5301.0508 Measuring Impact
Defining Key Success Indicators
Financial metrics alone do not capture the full impact of leadership on a team’s success. Leaders must identify key indicators that reflect how effectively they are guiding their teams and fostering a positive, sustainable work environment.
Identifying Non-Financial Metrics
Team Retention Rates:
- Employee Retention as an Indicator: High employee retention rates often reflect strong leadership that fosters job satisfaction and loyalty.
- Comparative Analysis: Compare retention rates over time and against industry averages to evaluate improvements or identify areas for action.
Job Satisfaction Scores:
- Regular Surveys: Implement job satisfaction surveys to gather quantitative data on team morale and engagement.
- Analyzing Trends: Use these scores to monitor shifts in satisfaction over time and correlate them with changes in leadership strategies or operational adjustments.
Internal Promotion Statistics:
- Pathways to Growth: Track the number of internal promotions and cross-training opportunities provided. High rates of internal mobility often signify a leadership culture that invests in team development.
- Qualitative Benefits: Emphasize that fostering internal talent supports a motivated and skilled workforce, reducing the need for external hiring.
Setting Qualitative Goals
Emphasizing Team Growth:
- Skill Development Metrics: Assess how leadership initiatives contribute to the skill enhancement of the team, such as proficiency in new techniques or expanded roles.
- Mentorship Participation: Measure the number of team members involved in mentoring programs as both mentors and mentees.
Promoting Innovation and Culture:
- Innovation Tracking: Log team contributions to new recipes, techniques, or processes, showing how leadership inspires creativity.

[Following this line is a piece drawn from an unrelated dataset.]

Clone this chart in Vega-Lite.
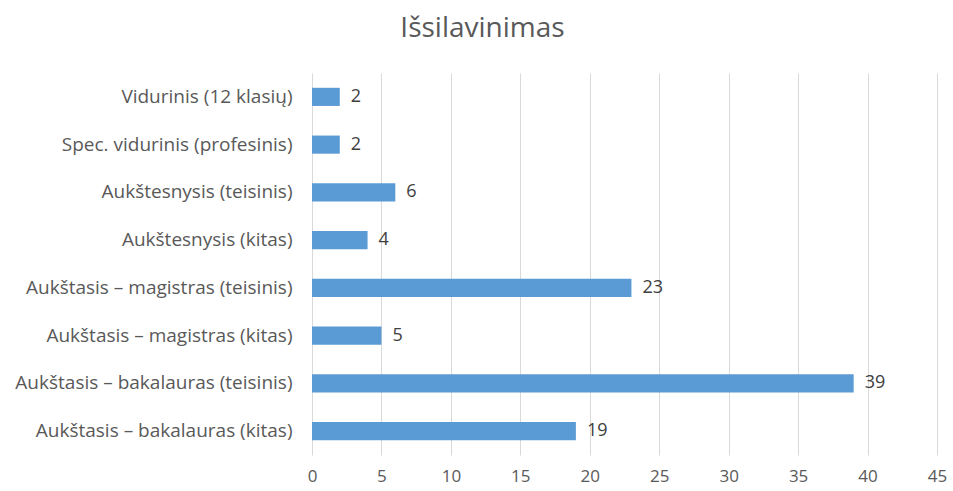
{
  "$schema": "https://vega.github.io/schema/vega-lite/v6.json",
  "autosize": "none",
  "width": 625,
  "height": 382,
  "padding": {"left": 312, "top": 73, "right": 16, "bottom": 36},
  "background": "white",
  "title": {
    "text": "Išsilavinimas",
    "font": "Open Sans",
    "fontSize": 28,
    "fontWeight": "normal",
    "color": "#595959",
    "anchor": "middle",
    "dx": -142,
    "offset": 30
  },
  "data": {
    "values": [
      {"category": "Vidurinis (12 klasių)", "value": 2},
      {"category": "Spec. vidurinis (profesinis)", "value": 2},
      {"category": "Aukštesnysis (teisinis)", "value": 6},
      {"category": "Aukštesnysis (kitas)", "value": 4},
      {"category": "Aukštasis – magistras (teisinis)", "value": 23},
      {"category": "Aukštasis – magistras (kitas)", "value": 5},
      {"category": "Aukštasis – bakalauras (teisinis)", "value": 39},
      {"category": "Aukštasis – bakalauras (kitas)", "value": 19}
    ]
  },
  "encoding": {
    "y": {
      "field": "category",
      "type": "nominal",
      "sort": null,
      "title": null,
      "scale": {"paddingInner": 0.62, "paddingOuter": 0.31},
      "axis": {
        "domain": false,
        "ticks": false,
        "labelFont": "Open Sans",
        "labelFontSize": 19,
        "labelColor": "#595959",
        "labelPadding": 20,
        "labelLimit": 400
      }
    },
    "x": {
      "field": "value",
      "type": "quantitative",
      "title": null,
      "scale": {"domain": [0, 45], "nice": false},
      "axis": {
        "values": [0, 5, 10, 15, 20, 25, 30, 35, 40, 45],
        "domain": false,
        "ticks": false,
        "grid": true,
        "gridColor": "#d9d9d9",
        "gridWidth": 1,
        "labelFont": "Open Sans",
        "labelFontSize": 17,
        "labelColor": "#595959",
        "labelPadding": 13,
        "labelFlush": false
      }
    }
  },
  "layer": [
    {"mark": {"type": "bar", "color": "#5b9bd5"}},
    {
      "mark": {"type": "text", "align": "left", "baseline": "middle", "dx": 11, "font": "Open Sans", "fontSize": 18, "color": "#404040"},
      "encoding": {"text": {"field": "value", "type": "quantitative"}}
    }
  ],
  "config": {"view": {"stroke": null}}
}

- Culture Assessment: Use feedback and direct observations to gauge how team culture aligns with values like collaboration, inclusivity, and mutual respect.
Example:
- If job satisfaction scores improve following the implementation of a new feedback program, this change can indicate that leaders are successfully promoting an open and positive environment.
Evaluating Leadership with 360-Degree Feedback
360-degree feedback is an effective tool for gathering comprehensive insights into leadership effectiveness from various perspectives. This method includes input from peers, subordinates, and the leaders themselves to create a well-rounded view.
Implementing 360-Degree Feedback Processes
Feedback Structure:
- Diverse Input: Collect feedback from all levels, including direct reports, fellow leaders, and cross-functional team members, for a comprehensive evaluation.
- Anonymous Surveys: Use anonymous feedback mechanisms to encourage honest and constructive criticism.
Self-Evaluation:
- Reflective Practices: Encourage leaders to self-assess their performance and compare these reflections with feedback received. This practice highlights blind spots and aligns leaders’ perceptions with reality.
Example:
- A sous chef who receives consistent feedback indicating strong communication skills but also notes for clearer delegation can refine their leadership approach to address both strengths and growth areas.
Using Feedback to Refine Leadership Practices
Action Plans:
- Feedback Integration: Translate feedback into actionable plans for improvement, such as enhancing communication training or prioritizing transparency in decision-making.
- Review and Adjust: Regularly revisit feedback to see how adjustments impact team dynamics and performance.
Example:
- If team feedback shows that leaders are approachable but could offer more constructive feedback, implementing regular one-on-one sessions can align leadership practices with team needs.
Analyzing Long-Term Results
Leadership is most effective when its impact is assessed over time. Periodic reviews of key metrics and qualitative feedback help leaders refine their strategies and ensure they are meeting long-term objectives.
Regular Reviews and Assessments
Long-Term Review Strategy:
- Scheduled Assessments: Conduct leadership reviews at regular intervals (e.g., quarterly or annually) to evaluate how well goals are being met.
- Trend Analysis: Look for patterns in retention, job satisfaction, and innovation to determine how leadership is influencing the team over time.
Comparative Insights:
- Benchmarking: Compare current data against previous periods and industry standards to understand progress and identify competitive advantages or gaps.
Pivoting Based on Insights
Adapting Strategies:
- Responsive Adjustments: Use long-term insights to make strategic pivots. For instance, if retention drops in tandem with job satisfaction, revisit workload distribution or stress management initiatives.
- New Goal Setting: Based on findings, establish new leadership objectives that address emerging needs or reinforce successful practices.
Example:
- If job satisfaction surveys indicate growing interest in professional development, leaders can increase training opportunities and mentorship programs to align with team aspirations.